Wired to worship differently…

So I’ve been thinking about how autism affects my spiritual life—I know it does, because autism affects every other aspect of my life.  For as long as I can remember, spirituality has been a hard thing for me.  See, the images that most people use when speaking of God—being held by, comforter, lover, friend, etc. don’t sit well with me.  They never have, and I have always felt spiritually inadequate because of that.  I thought I wasn’t trying hard enough, or that maybe I secretly didn’t want to be that close to God.  But I don’t think that’s true—consider my dismay at “common” Christianity, and you will realize (hopefully) that I love God and want to live the way Jesus has instructed us to.  But, I can’t worship or have a spiritual relationship with God the way neurotypical people do (neurotypicals are people not on the autism spectrum).  My brain isn’t wired that way—all that gushy, lovey stuff is very uncomfortable for me.  It’s why I don’t like being touched by others; why I can go a whole day without talking to any one.  Now, Amanda the optimist would argue that I don’t have to live in the autism box.  But I disagree—not only should I live there (because that’s how I’m created), but I’m tired of trying to be what I’m not and doing what isn’t right for me.  So, then, how does an autistic person interact with God?  Probably much the same way we do with the rest of the world—quietly, contemplatively, and with extreme interest.  Well, maybe we aren’t interested in the world as a whole, but what we are interested in we are quite devoted to.  And I think we can look for God in the neat things around us—his creation, art, music, maybe even a good meal (I love sharing a meal with friends, and always equate that with the way communion should be).  I don’t know (who really does?), but I sure am trying to wade through this spirituality thing.

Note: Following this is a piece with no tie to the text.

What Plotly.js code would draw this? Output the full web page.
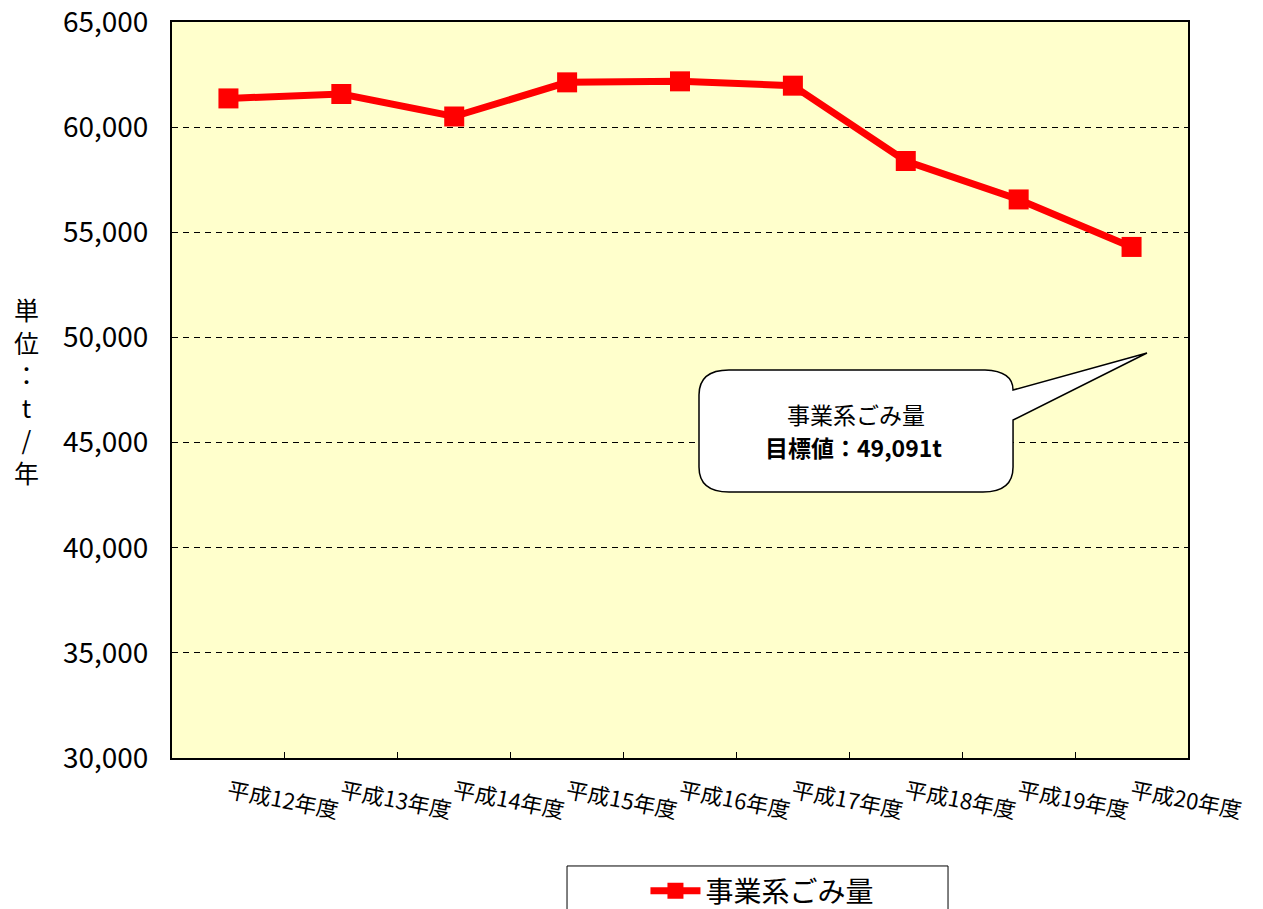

One Response to “Wired to worship differently…”

  1. on 25 Jul 2007 at 2:21 pm 1.Amanda said …

    Well, thanks for labeling me an optimist! But I’d have to disagree with my argument. Well, my alleged argument. I would not say that you should try to live outside the autism “box.” And if I’ve implied that in the past…I’m sorry! Maybe I should say I wouldn’t tell you that today. I know that autism is not a syndrome, or a disease that can be cured. Over the past 8 years, I’ve learned more and more how God can reach people through whatever spiritual form best works for them. I’ve also felt inadequate at times when comparing my spirituality to other. In particular, to Evangelicals whose worship style always seemed so…demanding, yet rewarding, to it’s participants.
    But I think it’s a great personal growth when one begins to discover how to worship that allows them to be closest to God. And they should pursue that!